Academic production before internet
Today, science is produced by the following basic infrastructure. This simplistic picture depicts how humans in a lab interact with the nodes making up the infrastructure. Humans basically use computational resources to analyze data by writing code. The input to these nodes overall is extremely sparse. That is we generally do not have other peoples' data available, we generally cook our own code specifically for our own data, we generally use our own computational resources.
|Unit infrastructure for scientific production|
This unit is the fundament for academia. Research is carried out by the same infrastructure that is simply replicated across geographies and time. Of course, there could be labs collaborating with each other, of course we could be using an external grid engine to run our tasks, of course we might download a toolbox to run analyses. These are all connections that are not shown in this picture.
But the emphasis here is that we spent most of our time to reinvent the wheel by
-writing the same piece of code that many people had done it in the past,
-collecting yet a new dataset instead of generating a new hypothesis compatible with available datasets,
-buying large computers that could be used by other people
-hiring system administrators that are doing exactly the same work as in another lab
the list is long...
Each lab in this culture becomes a specialized idiosyncratic creature with its own way of doing things. Politically this implies committing in long-term fixed-costs to maintain an academic infrastructure that is short-sighted and benefits mainly to the labs short-term agenda. Academia mainly benefits from the contributions of labs in the form of publications, which is considered as the unique currency in academic reward system. What is the impact of this system on the society? In the light of current replication crises in science, it is hard to be optimistic.
|Infrastructure for academic work. Culture of mine.|
This type of infrastructure organization has mainly historical reasons. This model is archaic, and has been a good model for the pre-internet era where people and systems were connected sparsely with each other, where it made sense to travel to a conference and meet other people.
A new way of doing science at the age of cloud-based systems
We have to rethink about how to place boxes shown in the previous pictures, how to set novel incentive mechanisms, and how to organize the work flow across scientists and nodes. Let's talk about this simple picture.

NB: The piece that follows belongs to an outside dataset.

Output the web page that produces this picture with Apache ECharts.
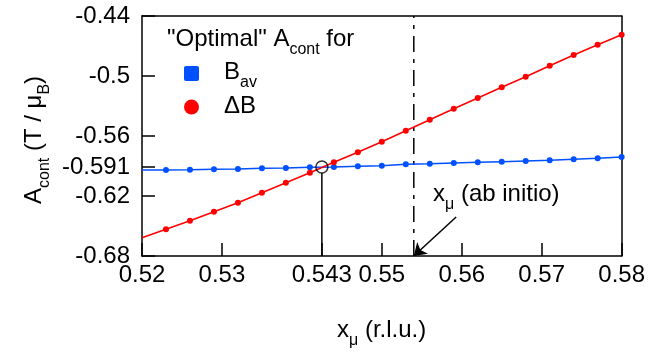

|A novel infrastructure for academic work. Culture of sharing.|
Outsourcing the storage and compute resources to a cloud service (e.g. AWS, GDC or some supranational public cloud service yet to be put in place) are for the benefit of the society in terms of reducing overall costs.
However the main point here is not about outsourcing storage and compute resources. The real reason for this move is for making datasets accessible to other scientists. And in the long-term this actually means making data to be publicly available to all citizens.
The only thing that is specific to a given lab is the data that is collected there. That's what labs should do: collect data. Most importantly data must to be stored according to strict standardization. That is to each data set, a map has to be associated, that will help people on how to navigate this data set. Furthermore, every dataset should be stored with a minimal code that ensure basic access to data. Also, most often datasets spans multiple modalities. For example, my fMRI datasets are typically bundled together with pupil recordings and heart-beat recordings. We therefore need not only a standardization for storage of specific kind of datasets, but we also need a way to create dataset-bundles that represents an experiment in a flexible manner. A principled way to bundle standardized datasets. Let's call this step 1.
The other thing that labs do is to write code to process their data. To my opinion this is where the biggest challenge is located, namely on finding a system where people can collaborate and create something together. Assuming that the step 1 is solved, the code that is written will also be publicly available. Therefore, code that is written will be directly connected to a dataset type.
For example, if I am trying to detect peaks in a more or less periodical physiological recording, I will not start looking for literature, find someone's algorithm, implement my version of it. I will simply search for code that is compatible with this type of data, browse among alternative codes, read comments to figure out strengths and weaknesses, consider ratings and incorporate that code to my pipeline.
Basically putting up an analysis will be about creating a pipeline using previously coded nodes or coding new nodes when the analysis has not been previously carried out. When something doesn't work as expected, code needs to be improved via collaboration. Writing good quality code will be one great novel incentive for scientists.
Another challenge is to find a way how to fund this novel system. This is certainly beyond the capacity of a single start-up. This is also beyond the scope of a single lab or institute. I also don't think today's national states are visionary enough to take such moves. To my opinion this could only be established by some tech giants who have the know-how required to solve all these problems.